Subtitle: Bigger Food System Change on the Horizon
The recent failure of the Farm Bill to pass the U.S. House of Representatives has been widely touted as another indication of how nothing useful can get done by Congress these days, and that interpretation has plenty of merit. But this unexpected collapse in the process may also signal just how far away from the needs of ordinary farmers the “Farm” Bill had drifted. Much has been said about the divisiveness of SNAP (i.e. food stamp) benefits in the bill, but the real potential losses to rank-and-file food producers came in the guise of one successful amendment to please the dairy industry (contrary to most dairy farmers), and another failed one that would have put limits on crop insurance subsidies for larger farms. Combined, these factors left the legislation without much of a cheering section, which proved fatal in the end.
In any case, the Farm Bill as we know it is critically flawed. Some simple math will make the point. It starts with the basic fact that about 80% of this government largesse goes for food stamps (no matter how worthwhile), and only 20% to agriculture of any kind. Then take into account that the share afforded to agriculture is similarly weighted, in a disproportionate way, toward what I will call the “industrial end of the spectrum” and away from family-scale farming. But even the latter portion is slanted toward supporting the troubled status quo, or conventional methods of farming. What we are left with is perhaps one or two percent of the entire Farm Bill being applied to what we can clearly recognize as programs focused on sustainability and local food systems. There are many laudable attempts being made to redress this basic structure, as with programs to expand use of SNAP benefits at farmers markets, but the fact remains that the overarching structure of Farm Bill funding acts like a prison within which the promise of more progressive food and farm policy is constrained.
Make no mistake, Congress will probably do something about farm policy by year’s end, and it may yet be much worse for most farmers, as with the infamously bad Farm Bill extension that passed in the middle of the night on New Year’s Eve. But why should we be surprised by that? Despite all the attention being given these days to sustainable farming systems and locally raised foods, all policy indicators are beating a path with abandon in the opposite direction. This would include not only the Farm Bill, but the Food Safety Modernization Act (FSMA), the emerging Trans-Pacific Partnership (i.e. free trade agreement), and even the immigration reform bill now working its way through Congress. Everything is pointing toward a future in which the least preferred sources of food will be the most successful at dealing with new regulations and acquiring government supports. Why is it, one might ask, that the noose seems to be tightening on one of the most positive cultural trends to come along in decades, the Good Food Movement?
If you ask me, we need to totally give up on two heretofore celebrated and sacrosanct assumptions: 1) that we can achieve the society in which we prefer to live through policy incentives, and 2) that the kind of change we really need can occur incrementally.

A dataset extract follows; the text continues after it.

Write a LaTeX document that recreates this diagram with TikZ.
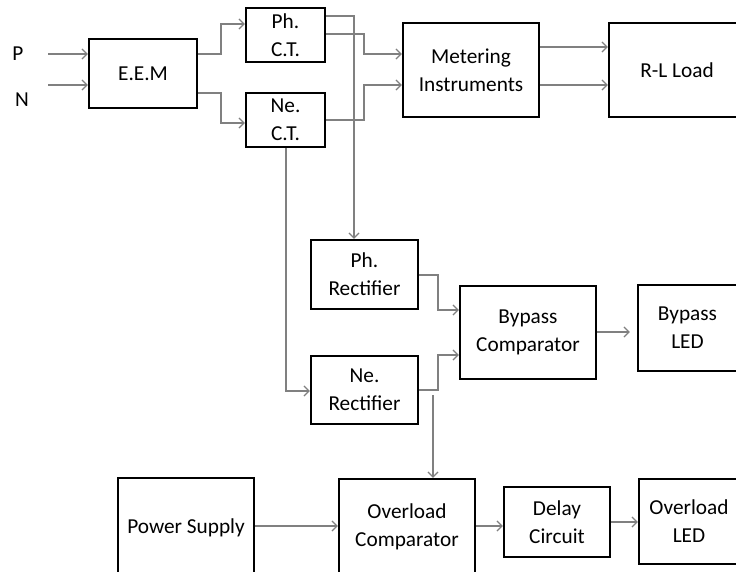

In the real world, policy follows social change – it doesn’t create it – and it is also clear that the forces out there with a preference for cheap, anonymous, unremarkable food will not go quietly, without a fight. After all, Twinkies are back.

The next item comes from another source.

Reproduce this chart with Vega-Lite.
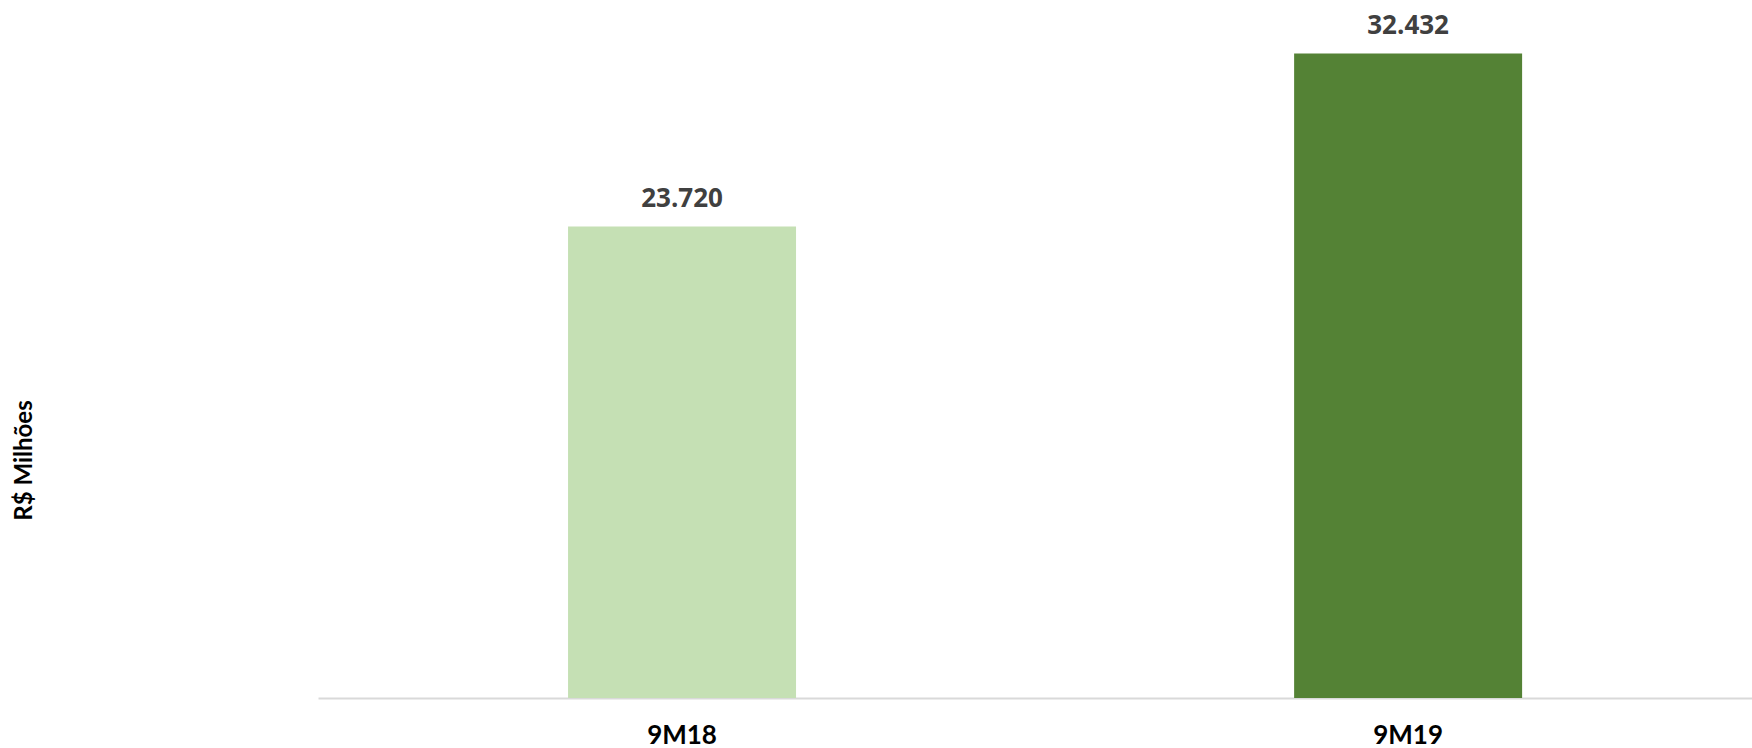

So what is the solution? If the answer was clear, I wouldn’t need to write about it. But it does seem, if we dismiss the indicated assumptions, that change will come more in the trenches of the food system, and we will have to work much harder at it than we have up to now. It’s not that our cause is exactly the same, but citizens of several countries in northern Africa and the Middle East, plus Turkey and Brazil, have figured out that taking to the streets is a necessary part of the process. For us it may look different, but surely can happen in the streets. What if, for instance, very large numbers of people started gathering one day per week, in both small towns and major cities, to publicly eat food that is locally and sustainably produced, in ways that challenge overly restrictive food regulations? What if we totally boycotted companies that are exporting food in ways that threaten the public health and economic viability of farms in other countries? What if we all just stopped eating food of unknown origin?

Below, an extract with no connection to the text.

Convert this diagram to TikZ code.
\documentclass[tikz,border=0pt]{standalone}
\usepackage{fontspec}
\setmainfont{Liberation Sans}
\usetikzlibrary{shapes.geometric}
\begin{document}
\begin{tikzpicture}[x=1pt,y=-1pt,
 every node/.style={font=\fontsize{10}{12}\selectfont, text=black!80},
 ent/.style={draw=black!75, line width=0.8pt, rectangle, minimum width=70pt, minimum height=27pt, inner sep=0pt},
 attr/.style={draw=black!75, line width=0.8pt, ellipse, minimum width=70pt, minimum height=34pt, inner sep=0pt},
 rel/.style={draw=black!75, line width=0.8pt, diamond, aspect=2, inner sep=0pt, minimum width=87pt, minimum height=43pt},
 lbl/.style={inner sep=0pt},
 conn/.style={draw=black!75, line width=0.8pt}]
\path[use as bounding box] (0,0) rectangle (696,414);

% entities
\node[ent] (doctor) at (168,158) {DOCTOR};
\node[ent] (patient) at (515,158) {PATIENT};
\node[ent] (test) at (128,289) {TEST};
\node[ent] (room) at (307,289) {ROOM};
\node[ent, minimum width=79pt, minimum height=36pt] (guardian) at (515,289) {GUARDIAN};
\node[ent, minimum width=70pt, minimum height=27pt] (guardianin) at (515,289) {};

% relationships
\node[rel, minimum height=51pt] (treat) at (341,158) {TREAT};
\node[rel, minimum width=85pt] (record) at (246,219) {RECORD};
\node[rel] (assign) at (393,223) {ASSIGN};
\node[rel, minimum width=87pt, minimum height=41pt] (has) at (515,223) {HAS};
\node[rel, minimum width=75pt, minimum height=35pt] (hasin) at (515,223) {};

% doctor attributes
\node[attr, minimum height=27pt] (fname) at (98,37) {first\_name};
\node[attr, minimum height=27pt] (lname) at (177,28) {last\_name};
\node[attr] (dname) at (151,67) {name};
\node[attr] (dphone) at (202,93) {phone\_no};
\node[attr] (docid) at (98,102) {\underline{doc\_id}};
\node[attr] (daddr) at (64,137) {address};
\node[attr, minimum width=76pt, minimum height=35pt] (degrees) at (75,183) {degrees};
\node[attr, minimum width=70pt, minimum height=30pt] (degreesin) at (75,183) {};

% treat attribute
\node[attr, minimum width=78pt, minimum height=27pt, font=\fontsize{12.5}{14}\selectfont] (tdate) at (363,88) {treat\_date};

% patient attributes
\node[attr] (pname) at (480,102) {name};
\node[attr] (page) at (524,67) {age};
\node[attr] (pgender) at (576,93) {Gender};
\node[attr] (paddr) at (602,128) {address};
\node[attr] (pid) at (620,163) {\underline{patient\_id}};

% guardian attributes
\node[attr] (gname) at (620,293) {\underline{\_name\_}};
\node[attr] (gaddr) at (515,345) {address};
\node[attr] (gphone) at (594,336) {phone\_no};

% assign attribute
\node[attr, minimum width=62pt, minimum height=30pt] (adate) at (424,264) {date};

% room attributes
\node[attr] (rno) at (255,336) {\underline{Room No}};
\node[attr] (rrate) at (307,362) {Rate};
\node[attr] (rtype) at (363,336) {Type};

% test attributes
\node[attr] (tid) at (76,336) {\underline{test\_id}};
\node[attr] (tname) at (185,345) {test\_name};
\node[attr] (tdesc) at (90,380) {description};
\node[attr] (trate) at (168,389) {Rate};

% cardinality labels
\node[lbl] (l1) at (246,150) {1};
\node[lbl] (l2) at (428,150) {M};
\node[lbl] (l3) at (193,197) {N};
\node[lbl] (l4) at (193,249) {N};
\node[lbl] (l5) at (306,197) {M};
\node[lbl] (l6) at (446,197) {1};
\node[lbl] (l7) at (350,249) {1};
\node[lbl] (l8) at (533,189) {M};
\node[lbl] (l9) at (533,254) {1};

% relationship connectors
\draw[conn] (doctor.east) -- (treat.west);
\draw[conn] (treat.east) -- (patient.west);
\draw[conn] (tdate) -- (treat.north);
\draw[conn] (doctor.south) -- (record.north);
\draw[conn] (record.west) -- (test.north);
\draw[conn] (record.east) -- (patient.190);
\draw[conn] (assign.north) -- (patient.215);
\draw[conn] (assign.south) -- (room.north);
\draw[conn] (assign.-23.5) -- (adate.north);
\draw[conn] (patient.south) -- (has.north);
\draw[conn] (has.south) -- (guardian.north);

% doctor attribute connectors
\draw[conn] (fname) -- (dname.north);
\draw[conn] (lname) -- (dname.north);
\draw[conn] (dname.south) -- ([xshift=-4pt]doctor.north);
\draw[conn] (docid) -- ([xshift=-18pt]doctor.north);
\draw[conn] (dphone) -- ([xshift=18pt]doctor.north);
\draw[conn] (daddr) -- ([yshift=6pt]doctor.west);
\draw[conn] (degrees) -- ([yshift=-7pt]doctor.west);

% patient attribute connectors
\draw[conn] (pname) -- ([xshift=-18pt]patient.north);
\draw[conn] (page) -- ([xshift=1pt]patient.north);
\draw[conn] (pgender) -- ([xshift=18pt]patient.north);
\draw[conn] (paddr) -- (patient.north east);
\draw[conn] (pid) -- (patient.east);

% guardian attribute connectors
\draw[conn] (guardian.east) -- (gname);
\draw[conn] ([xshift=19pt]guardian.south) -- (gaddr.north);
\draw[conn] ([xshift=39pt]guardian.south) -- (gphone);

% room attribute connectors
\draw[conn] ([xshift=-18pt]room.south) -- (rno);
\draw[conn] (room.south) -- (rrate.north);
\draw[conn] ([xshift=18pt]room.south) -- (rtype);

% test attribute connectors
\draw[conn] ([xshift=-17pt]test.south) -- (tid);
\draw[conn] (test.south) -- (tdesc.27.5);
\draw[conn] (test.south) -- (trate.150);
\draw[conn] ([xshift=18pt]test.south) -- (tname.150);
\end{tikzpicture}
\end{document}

Food system change, when it does occur, is likely to come more abruptly and in larger chunks than we have expected. This may be the only way for it to happen, given the forces and structures working against it. We may not even recognize it when it does come as the change we were hoping to achieve, but it will be distinguished by the way it benefits the bulk of farmers and typical non-farming eaters alike. I have always liked the PASA mission statement as an expression of what we hope and expect to see in the not-so-distant future: promoting profitable farms that produce healthy food for all people while respecting the natural environment. To my mind, we will not get there without the earnest efforts of organizations like PASA, located all over the country, that can provide a middle ground for farmers and consumers to build the healthy, just and sustainable food system – and society – that we really want.
My point, however, is that none of this will happen until we are raring and ready to insist on it. The time may indeed already be here – it’s the whole enchilada, or we all go hungry for want of a life in which average folks producing and consuming good food matter again. The choice is very much ours to make.